***** PROVIDED DATA

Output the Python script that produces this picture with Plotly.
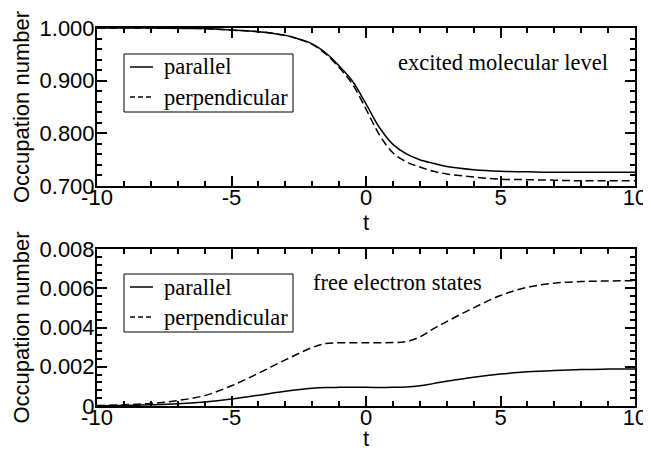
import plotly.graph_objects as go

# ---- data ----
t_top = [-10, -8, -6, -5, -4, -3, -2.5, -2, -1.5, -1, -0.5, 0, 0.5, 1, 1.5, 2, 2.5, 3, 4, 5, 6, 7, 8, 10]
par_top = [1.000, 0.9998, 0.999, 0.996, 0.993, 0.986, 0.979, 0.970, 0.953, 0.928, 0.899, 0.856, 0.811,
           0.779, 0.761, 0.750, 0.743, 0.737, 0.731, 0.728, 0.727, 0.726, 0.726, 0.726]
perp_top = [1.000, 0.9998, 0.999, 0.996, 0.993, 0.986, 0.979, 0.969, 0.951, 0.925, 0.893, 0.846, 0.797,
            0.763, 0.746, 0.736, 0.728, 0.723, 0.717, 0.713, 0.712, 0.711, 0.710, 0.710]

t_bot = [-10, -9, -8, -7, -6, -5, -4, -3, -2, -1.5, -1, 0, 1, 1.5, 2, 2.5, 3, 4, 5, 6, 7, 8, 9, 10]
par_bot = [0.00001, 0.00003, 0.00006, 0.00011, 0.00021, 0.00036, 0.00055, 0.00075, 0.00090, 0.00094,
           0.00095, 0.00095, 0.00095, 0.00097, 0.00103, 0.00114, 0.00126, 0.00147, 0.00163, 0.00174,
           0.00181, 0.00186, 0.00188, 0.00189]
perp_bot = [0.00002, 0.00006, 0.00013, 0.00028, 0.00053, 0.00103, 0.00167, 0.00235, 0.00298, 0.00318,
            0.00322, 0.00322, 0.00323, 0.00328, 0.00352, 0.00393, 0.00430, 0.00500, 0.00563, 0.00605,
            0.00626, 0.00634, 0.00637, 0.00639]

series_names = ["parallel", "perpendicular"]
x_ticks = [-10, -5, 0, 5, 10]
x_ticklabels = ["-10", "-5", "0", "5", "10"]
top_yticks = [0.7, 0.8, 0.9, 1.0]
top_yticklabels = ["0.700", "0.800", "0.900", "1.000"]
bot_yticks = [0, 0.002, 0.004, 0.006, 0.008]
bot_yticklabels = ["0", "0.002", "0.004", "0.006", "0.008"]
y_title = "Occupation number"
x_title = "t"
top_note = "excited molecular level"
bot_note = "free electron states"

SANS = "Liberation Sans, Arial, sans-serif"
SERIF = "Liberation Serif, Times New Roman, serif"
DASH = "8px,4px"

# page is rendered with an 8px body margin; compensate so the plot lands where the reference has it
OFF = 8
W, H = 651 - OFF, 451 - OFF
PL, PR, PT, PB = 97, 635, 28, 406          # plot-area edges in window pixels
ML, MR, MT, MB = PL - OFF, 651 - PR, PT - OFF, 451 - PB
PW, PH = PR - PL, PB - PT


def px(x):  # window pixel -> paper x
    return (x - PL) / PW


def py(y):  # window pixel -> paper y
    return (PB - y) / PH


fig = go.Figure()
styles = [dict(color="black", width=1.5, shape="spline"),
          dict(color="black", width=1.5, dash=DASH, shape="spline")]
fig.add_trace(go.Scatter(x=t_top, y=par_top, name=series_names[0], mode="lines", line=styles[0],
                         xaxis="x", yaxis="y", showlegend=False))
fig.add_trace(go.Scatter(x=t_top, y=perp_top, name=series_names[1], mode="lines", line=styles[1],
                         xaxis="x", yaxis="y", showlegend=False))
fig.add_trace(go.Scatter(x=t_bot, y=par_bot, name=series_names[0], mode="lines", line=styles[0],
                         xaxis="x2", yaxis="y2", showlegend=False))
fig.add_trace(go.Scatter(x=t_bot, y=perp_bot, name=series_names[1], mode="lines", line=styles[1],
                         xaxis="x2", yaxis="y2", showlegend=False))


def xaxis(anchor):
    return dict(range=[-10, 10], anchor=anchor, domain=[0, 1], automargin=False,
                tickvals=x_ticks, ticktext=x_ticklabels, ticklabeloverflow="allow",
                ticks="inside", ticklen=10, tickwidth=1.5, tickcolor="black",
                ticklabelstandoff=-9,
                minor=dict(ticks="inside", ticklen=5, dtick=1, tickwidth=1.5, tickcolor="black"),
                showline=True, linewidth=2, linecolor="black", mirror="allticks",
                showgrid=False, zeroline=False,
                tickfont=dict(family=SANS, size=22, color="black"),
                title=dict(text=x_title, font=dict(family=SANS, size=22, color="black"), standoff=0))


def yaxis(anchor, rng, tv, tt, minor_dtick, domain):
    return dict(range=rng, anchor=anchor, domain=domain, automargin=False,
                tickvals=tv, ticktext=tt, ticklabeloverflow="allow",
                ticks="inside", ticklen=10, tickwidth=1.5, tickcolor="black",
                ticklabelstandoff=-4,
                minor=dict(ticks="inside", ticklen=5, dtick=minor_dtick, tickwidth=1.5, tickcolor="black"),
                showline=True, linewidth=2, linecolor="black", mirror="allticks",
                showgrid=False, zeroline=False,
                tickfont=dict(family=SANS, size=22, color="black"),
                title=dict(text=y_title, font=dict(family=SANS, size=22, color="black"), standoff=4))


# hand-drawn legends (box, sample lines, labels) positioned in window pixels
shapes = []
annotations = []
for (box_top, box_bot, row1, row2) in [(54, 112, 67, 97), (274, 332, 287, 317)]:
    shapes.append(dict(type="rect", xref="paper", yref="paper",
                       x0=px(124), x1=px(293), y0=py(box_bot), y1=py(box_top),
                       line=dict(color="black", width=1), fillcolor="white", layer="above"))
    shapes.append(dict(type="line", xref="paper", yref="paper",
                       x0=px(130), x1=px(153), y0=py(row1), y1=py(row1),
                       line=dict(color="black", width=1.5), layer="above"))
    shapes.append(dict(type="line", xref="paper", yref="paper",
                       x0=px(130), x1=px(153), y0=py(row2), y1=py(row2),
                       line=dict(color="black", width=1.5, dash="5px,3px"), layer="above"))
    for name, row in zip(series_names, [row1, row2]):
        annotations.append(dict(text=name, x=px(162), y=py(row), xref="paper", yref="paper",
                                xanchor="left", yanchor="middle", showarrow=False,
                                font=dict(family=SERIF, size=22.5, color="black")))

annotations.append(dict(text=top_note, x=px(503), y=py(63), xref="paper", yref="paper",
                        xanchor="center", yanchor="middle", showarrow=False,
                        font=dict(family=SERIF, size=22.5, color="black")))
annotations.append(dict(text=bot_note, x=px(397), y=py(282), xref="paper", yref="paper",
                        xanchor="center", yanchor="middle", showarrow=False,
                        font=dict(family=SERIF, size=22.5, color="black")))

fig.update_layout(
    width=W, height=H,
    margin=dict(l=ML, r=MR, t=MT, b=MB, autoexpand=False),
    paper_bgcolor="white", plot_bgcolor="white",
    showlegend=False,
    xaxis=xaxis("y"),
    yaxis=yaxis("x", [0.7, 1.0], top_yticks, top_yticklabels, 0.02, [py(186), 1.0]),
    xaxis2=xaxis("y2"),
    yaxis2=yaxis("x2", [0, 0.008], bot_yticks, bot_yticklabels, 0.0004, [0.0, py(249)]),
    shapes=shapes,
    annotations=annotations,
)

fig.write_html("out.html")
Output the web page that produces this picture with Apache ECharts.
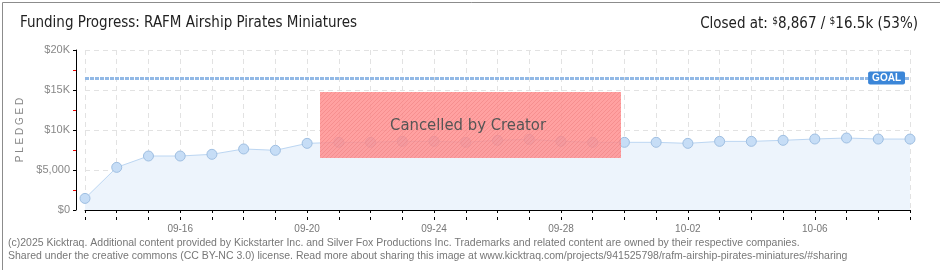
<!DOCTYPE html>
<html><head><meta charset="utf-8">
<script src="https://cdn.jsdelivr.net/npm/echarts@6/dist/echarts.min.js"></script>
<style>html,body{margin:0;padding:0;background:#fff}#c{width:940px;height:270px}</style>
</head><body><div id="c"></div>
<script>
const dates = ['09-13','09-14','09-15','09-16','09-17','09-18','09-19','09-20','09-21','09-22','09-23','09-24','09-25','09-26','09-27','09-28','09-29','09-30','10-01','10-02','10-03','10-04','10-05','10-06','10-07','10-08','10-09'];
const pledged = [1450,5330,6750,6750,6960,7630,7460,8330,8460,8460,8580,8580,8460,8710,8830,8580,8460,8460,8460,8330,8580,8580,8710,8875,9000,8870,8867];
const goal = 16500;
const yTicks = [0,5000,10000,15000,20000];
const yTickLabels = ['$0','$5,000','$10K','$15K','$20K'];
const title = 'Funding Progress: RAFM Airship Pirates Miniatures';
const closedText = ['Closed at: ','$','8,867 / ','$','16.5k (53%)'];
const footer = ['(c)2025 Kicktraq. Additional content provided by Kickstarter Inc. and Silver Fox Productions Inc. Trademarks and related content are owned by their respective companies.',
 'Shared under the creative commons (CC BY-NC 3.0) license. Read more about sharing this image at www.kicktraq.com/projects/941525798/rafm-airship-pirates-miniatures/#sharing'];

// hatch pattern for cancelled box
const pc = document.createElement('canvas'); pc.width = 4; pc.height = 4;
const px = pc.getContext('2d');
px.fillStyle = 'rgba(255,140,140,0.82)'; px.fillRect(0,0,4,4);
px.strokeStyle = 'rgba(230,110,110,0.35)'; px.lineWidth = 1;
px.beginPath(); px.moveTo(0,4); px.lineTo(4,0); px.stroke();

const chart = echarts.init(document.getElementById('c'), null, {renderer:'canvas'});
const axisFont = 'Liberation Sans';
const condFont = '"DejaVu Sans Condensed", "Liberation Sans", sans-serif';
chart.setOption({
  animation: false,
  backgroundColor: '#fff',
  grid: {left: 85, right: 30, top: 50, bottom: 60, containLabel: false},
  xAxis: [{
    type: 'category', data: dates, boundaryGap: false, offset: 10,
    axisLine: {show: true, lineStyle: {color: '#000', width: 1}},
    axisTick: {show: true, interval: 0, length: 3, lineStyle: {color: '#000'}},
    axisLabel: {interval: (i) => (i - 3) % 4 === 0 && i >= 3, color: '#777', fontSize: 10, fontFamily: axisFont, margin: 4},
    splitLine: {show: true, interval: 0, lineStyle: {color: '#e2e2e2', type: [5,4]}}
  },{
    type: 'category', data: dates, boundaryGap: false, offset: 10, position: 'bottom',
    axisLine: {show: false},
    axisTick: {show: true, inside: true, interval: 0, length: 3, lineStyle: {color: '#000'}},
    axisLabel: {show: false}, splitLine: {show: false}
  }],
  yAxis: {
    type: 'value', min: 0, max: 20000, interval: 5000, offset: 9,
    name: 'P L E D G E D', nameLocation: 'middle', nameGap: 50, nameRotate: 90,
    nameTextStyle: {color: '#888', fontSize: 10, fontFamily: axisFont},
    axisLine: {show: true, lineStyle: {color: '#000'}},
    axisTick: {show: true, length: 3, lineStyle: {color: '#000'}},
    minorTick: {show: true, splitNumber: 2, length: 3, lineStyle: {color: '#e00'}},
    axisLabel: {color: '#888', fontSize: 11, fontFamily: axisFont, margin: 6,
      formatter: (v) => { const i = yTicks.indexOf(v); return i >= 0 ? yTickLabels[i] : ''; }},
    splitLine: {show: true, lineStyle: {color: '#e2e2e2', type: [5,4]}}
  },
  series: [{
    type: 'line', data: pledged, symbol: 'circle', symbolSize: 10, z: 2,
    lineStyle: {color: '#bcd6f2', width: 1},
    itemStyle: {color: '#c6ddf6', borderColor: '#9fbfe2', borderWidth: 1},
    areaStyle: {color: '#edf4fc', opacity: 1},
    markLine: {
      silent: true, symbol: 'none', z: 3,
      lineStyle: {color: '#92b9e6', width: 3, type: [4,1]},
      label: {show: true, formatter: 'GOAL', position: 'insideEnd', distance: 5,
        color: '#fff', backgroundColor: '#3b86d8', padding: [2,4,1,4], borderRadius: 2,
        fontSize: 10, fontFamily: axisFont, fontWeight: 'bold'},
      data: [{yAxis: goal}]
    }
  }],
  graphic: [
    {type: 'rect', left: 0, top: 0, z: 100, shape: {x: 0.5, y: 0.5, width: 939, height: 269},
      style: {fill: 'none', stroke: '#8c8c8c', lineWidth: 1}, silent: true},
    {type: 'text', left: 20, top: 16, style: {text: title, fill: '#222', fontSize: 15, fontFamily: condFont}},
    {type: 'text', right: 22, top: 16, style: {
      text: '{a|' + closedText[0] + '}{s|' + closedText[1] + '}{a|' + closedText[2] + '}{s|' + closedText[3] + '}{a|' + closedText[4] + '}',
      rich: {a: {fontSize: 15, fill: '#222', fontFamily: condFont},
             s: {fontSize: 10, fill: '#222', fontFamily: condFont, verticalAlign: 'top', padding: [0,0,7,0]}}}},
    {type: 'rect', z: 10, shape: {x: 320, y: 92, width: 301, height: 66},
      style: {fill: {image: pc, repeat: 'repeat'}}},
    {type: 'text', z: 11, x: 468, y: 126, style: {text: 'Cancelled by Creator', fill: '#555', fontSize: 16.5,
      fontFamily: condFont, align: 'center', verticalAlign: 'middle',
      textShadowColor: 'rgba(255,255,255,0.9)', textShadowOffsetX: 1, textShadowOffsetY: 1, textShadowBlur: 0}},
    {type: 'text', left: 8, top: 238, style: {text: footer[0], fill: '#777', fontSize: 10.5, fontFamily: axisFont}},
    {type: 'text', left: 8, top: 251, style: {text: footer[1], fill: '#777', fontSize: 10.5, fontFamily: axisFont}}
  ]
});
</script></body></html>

**********

In the data above, please extract the lines from the first one through the line with "import plotly.graph_objects as go", exactly, and keep pictures out.

Output the Python script that produces this picture with Plotly.
import plotly.graph_objects as go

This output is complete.